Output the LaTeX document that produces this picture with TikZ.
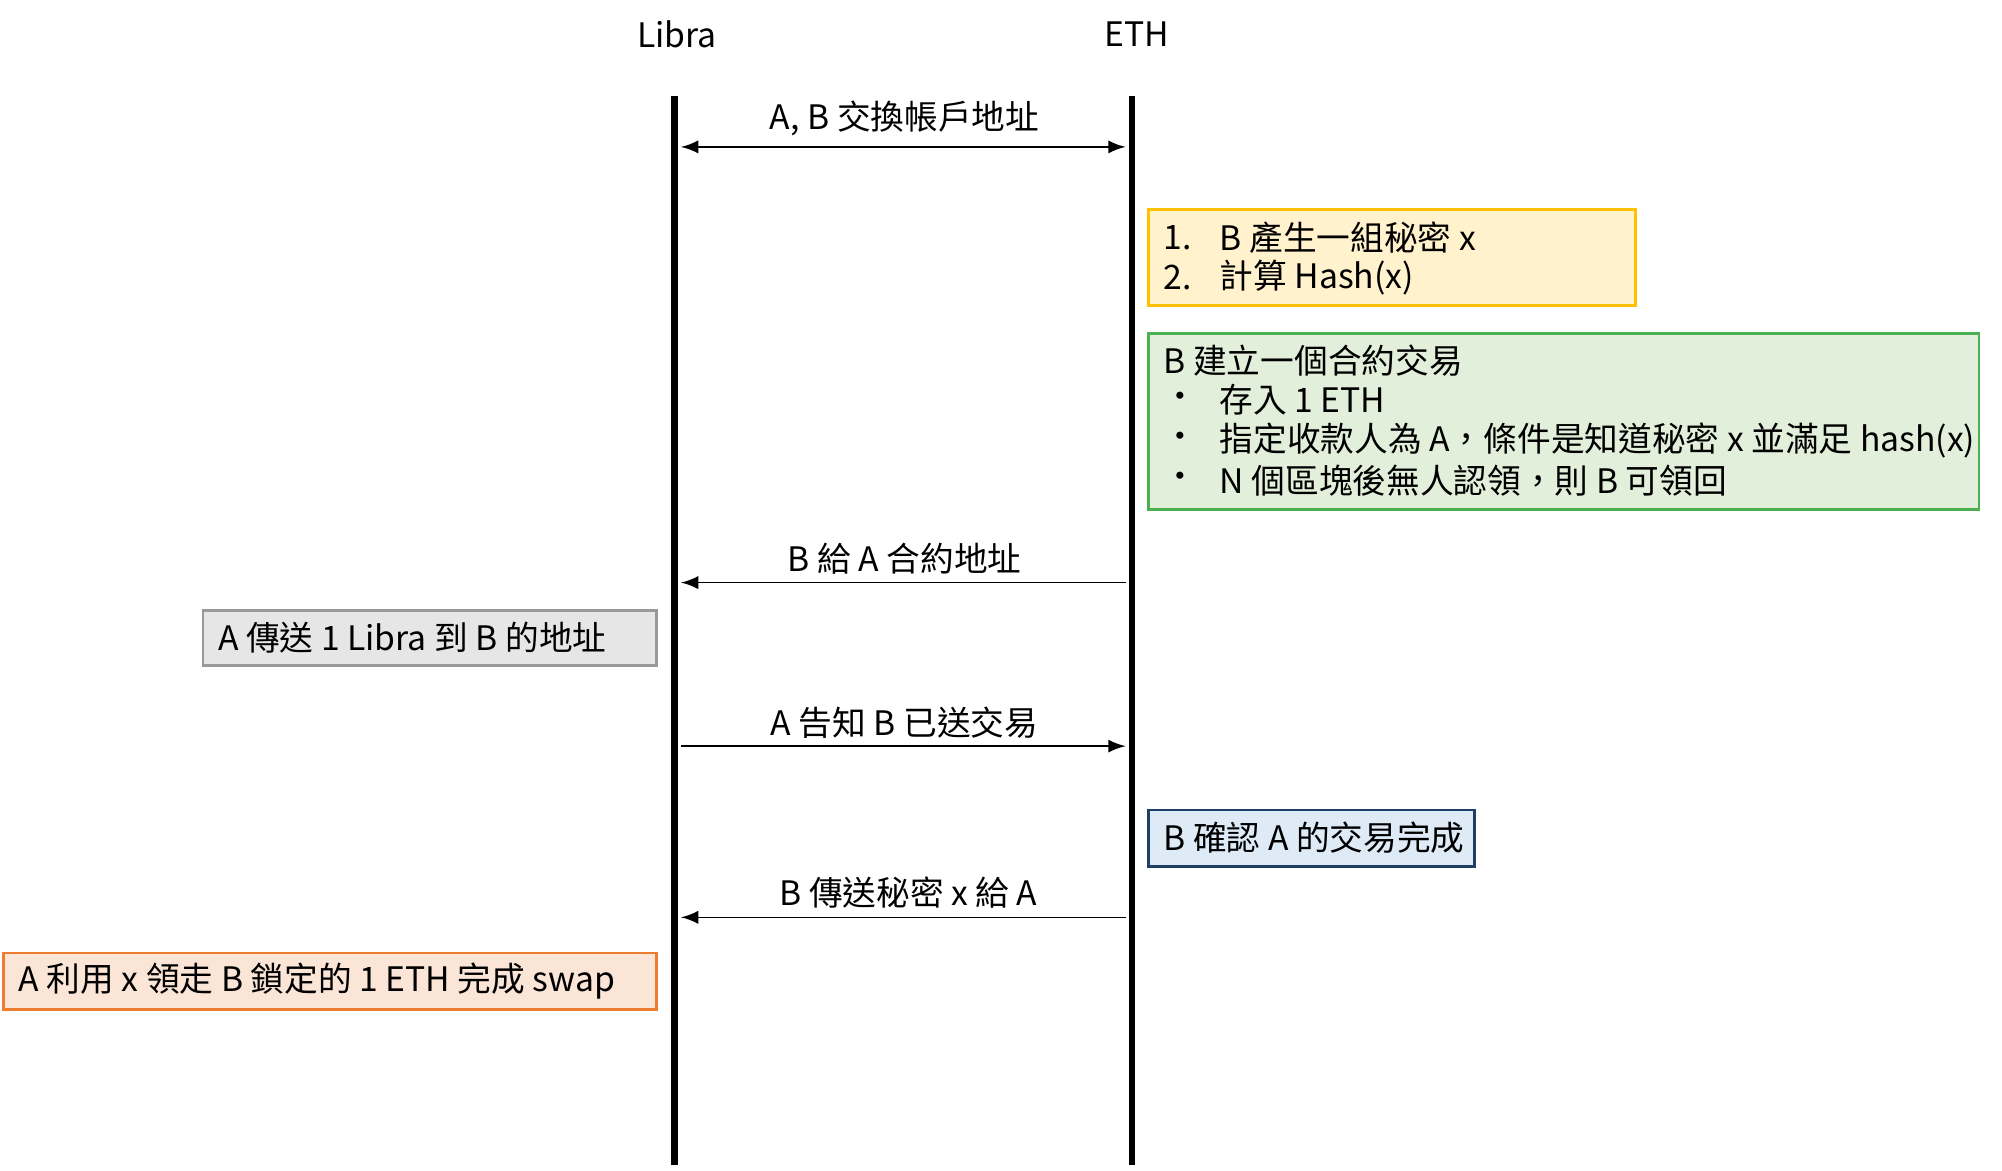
\documentclass[tikz,border=0pt]{standalone}
\usepackage{fontspec}
\setmainfont{Noto Sans CJK TC}
\definecolor{ybord}{HTML}{FFC000}
\definecolor{yfill}{HTML}{FFF2CC}
\definecolor{gbord}{HTML}{4CAF50}
\definecolor{gfill}{HTML}{E2EFDA}
\definecolor{bbord}{HTML}{1F3F66}
\definecolor{bfill}{HTML}{DEEBF7}
\definecolor{obord}{HTML}{ED7D31}
\definecolor{ofill}{HTML}{FBE5D6}
\definecolor{gybord}{HTML}{999999}
\definecolor{gyfill}{HTML}{E7E6E6}
\begin{document}
\begin{tikzpicture}[x=0.01cm,y=-0.01cm,
  every node/.style={font=\fontsize{7.5pt}{9pt}\selectfont, inner sep=0pt},
  life/.style={line width=1.4pt},
  msg/.style={line width=0.35pt,-latex},
  box/.style={draw, line width=0.6pt},
  txt/.style={anchor=west}]
\useasboundingbox (0,0) rectangle (1567,916);
\node (libra) at (530,27) {Libra};
\node (eth) at (890,27) {ETH};
\coordinate (lt) at (528,75); \coordinate (lb) at (528,912);
\coordinate (et) at (886,75); \coordinate (eb) at (886,912);
\draw[life] (lt) -- (lb);
\draw[life] (et) -- (eb);
% messages
\coordinate (a1) at (533,115); \coordinate (b1) at (881,115);
\draw[msg,latex-latex] (a1) -- (b1);
\node (m1) at (708,93) {A, B 交換帳戶地址};
\coordinate (a2) at (533,456); \coordinate (b2) at (881,456);
\draw[msg] (b2) -- (a2);
\node (m2) at (708,437) {B 給 A 合約地址};
\coordinate (a3) at (533,584); \coordinate (b3) at (881,584);
\draw[msg] (a3) -- (b3);
\node (m3) at (708,566) {A 告知 B 已送交易};
\coordinate (a4) at (533,718); \coordinate (b4) at (881,718);
\draw[msg] (b4) -- (a4);
\node (m4) at (711,699) {B 傳送秘密 x 給 A};
% boxes
\draw[box,draw=ybord,fill=yfill] (899,164) rectangle (1280,239);
\node[txt] (y1) at (910,186) {1.};
\node[txt] (y1t) at (954,186) {B 產生一組秘密 x};
\node[txt] (y2) at (910,217) {2.};
\node[txt] (y2t) at (954,217) {計算 Hash(x)};
\draw[box,draw=gbord,fill=gfill] (899,261) rectangle (1549,399);
\node[txt] (g0) at (910,282) {B 建立一個合約交易};
\node[txt] (g1b) at (910,313) {•}; \node[txt] (g1) at (954,313) {存入 1 ETH};
\node[txt] (g2b) at (910,345) {•}; \node[txt] (g2) at (954,345) {指定收款人為 A，條件是知道秘密 x 並滿足 hash(x)};
\node[txt] (g3b) at (910,376) {•}; \node[txt] (g3) at (954,376) {N 個區塊後無人認領，則 B 可領回};
\draw[box,draw=gybord,fill=gyfill] (159,478) rectangle (514,521);
\node[txt] (gr) at (170,499) {A 傳送 1 Libra 到 B 的地址};
\draw[box,draw=bbord,fill=bfill] (899,634) rectangle (1154,678);
\node[txt] (bl) at (910,656) {B 確認 A 的交易完成};
\draw[box,draw=obord,fill=ofill] (3,746) rectangle (514,790);
\node[txt] (or) at (14,768) {A 利用 x 領走 B 鎖定的 1 ETH 完成 swap};
\end{tikzpicture}
\end{document}
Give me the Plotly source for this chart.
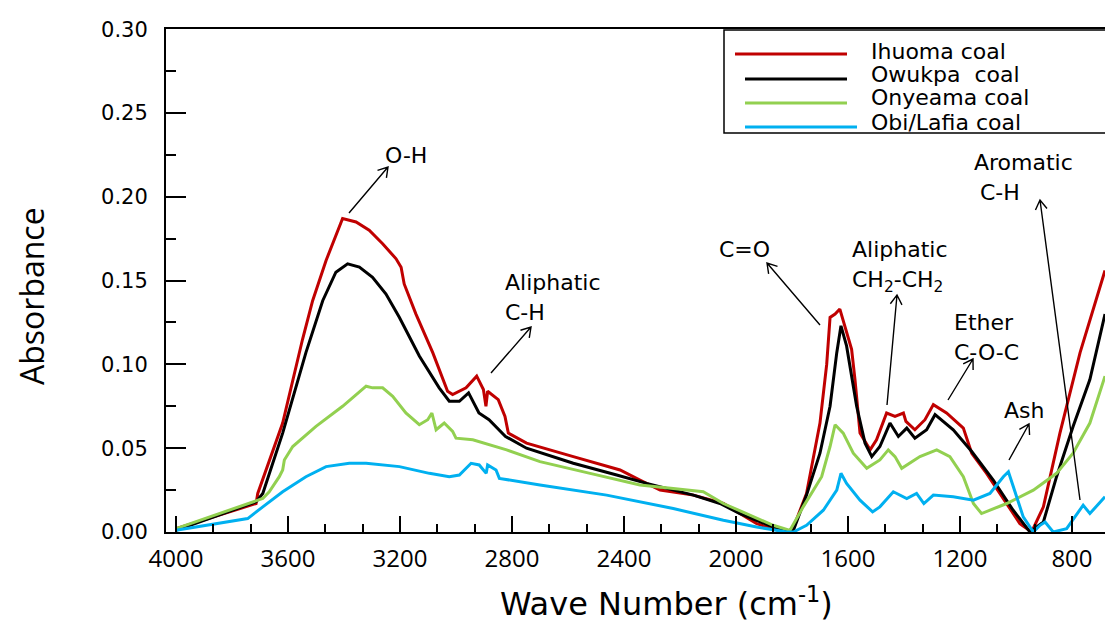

============

Repeat each entry exactly as it appears; skip any picture.

Output the LaTeX document that produces this picture with TikZ.
\documentclass[tikz,border=0pt]{standalone}
\usepackage{fontspec}
\setmainfont{Noto Sans CJK TC}
\definecolor{ybord}{HTML}{FFC000}
\definecolor{yfill}{HTML}{FFF2CC}
\definecolor{gbord}{HTML}{4CAF50}
\definecolor{gfill}{HTML}{E2EFDA}
\definecolor{bbord}{HTML}{1F3F66}
\definecolor{bfill}{HTML}{DEEBF7}
\definecolor{obord}{HTML}{ED7D31}
\definecolor{ofill}{HTML}{FBE5D6}
\definecolor{gybord}{HTML}{999999}
\definecolor{gyfill}{HTML}{E7E6E6}
\begin{document}
\begin{tikzpicture}[x=0.01cm,y=-0.01cm,
  every node/.style={font=\fontsize{7.5pt}{9pt}\selectfont, inner sep=0pt},
  life/.style={line width=1.4pt},
  msg/.style={line width=0.35pt,-latex},
  box/.style={draw, line width=0.6pt},
  txt/.style={anchor=west}]
\useasboundingbox (0,0) rectangle (1567,916);
\node (libra) at (530,27) {Libra};
\node (eth) at (890,27) {ETH};
\coordinate (lt) at (528,75); \coordinate (lb) at (528,912);
\coordinate (et) at (886,75); \coordinate (eb) at (886,912);
\draw[life] (lt) -- (lb);
\draw[life] (et) -- (eb);
% messages
\coordinate (a1) at (533,115); \coordinate (b1) at (881,115);
\draw[msg,latex-latex] (a1) -- (b1);
\node (m1) at (708,93) {A, B 交換帳戶地址};
\coordinate (a2) at (533,456); \coordinate (b2) at (881,456);
\draw[msg] (b2) -- (a2);
\node (m2) at (708,437) {B 給 A 合約地址};
\coordinate (a3) at (533,584); \coordinate (b3) at (881,584);
\draw[msg] (a3) -- (b3);
\node (m3) at (708,566) {A 告知 B 已送交易};
\coordinate (a4) at (533,718); \coordinate (b4) at (881,718);
\draw[msg] (b4) -- (a4);
\node (m4) at (711,699) {B 傳送秘密 x 給 A};
% boxes
\draw[box,draw=ybord,fill=yfill] (899,164) rectangle (1280,239);
\node[txt] (y1) at (910,186) {1.};
\node[txt] (y1t) at (954,186) {B 產生一組秘密 x};
\node[txt] (y2) at (910,217) {2.};
\node[txt] (y2t) at (954,217) {計算 Hash(x)};
\draw[box,draw=gbord,fill=gfill] (899,261) rectangle (1549,399);
\node[txt] (g0) at (910,282) {B 建立一個合約交易};
\node[txt] (g1b) at (910,313) {•}; \node[txt] (g1) at (954,313) {存入 1 ETH};
\node[txt] (g2b) at (910,345) {•}; \node[txt] (g2) at (954,345) {指定收款人為 A，條件是知道秘密 x 並滿足 hash(x)};
\node[txt] (g3b) at (910,376) {•}; \node[txt] (g3) at (954,376) {N 個區塊後無人認領，則 B 可領回};
\draw[box,draw=gybord,fill=gyfill] (159,478) rectangle (514,521);
\node[txt] (gr) at (170,499) {A 傳送 1 Libra 到 B 的地址};
\draw[box,draw=bbord,fill=bfill] (899,634) rectangle (1154,678);
\node[txt] (bl) at (910,656) {B 確認 A 的交易完成};
\draw[box,draw=obord,fill=ofill] (3,746) rectangle (514,790);
\node[txt] (or) at (14,768) {A 利用 x 領走 B 鎖定的 1 ETH 完成 swap};
\end{tikzpicture}
\end{document}
Give me the Plotly source for this chart.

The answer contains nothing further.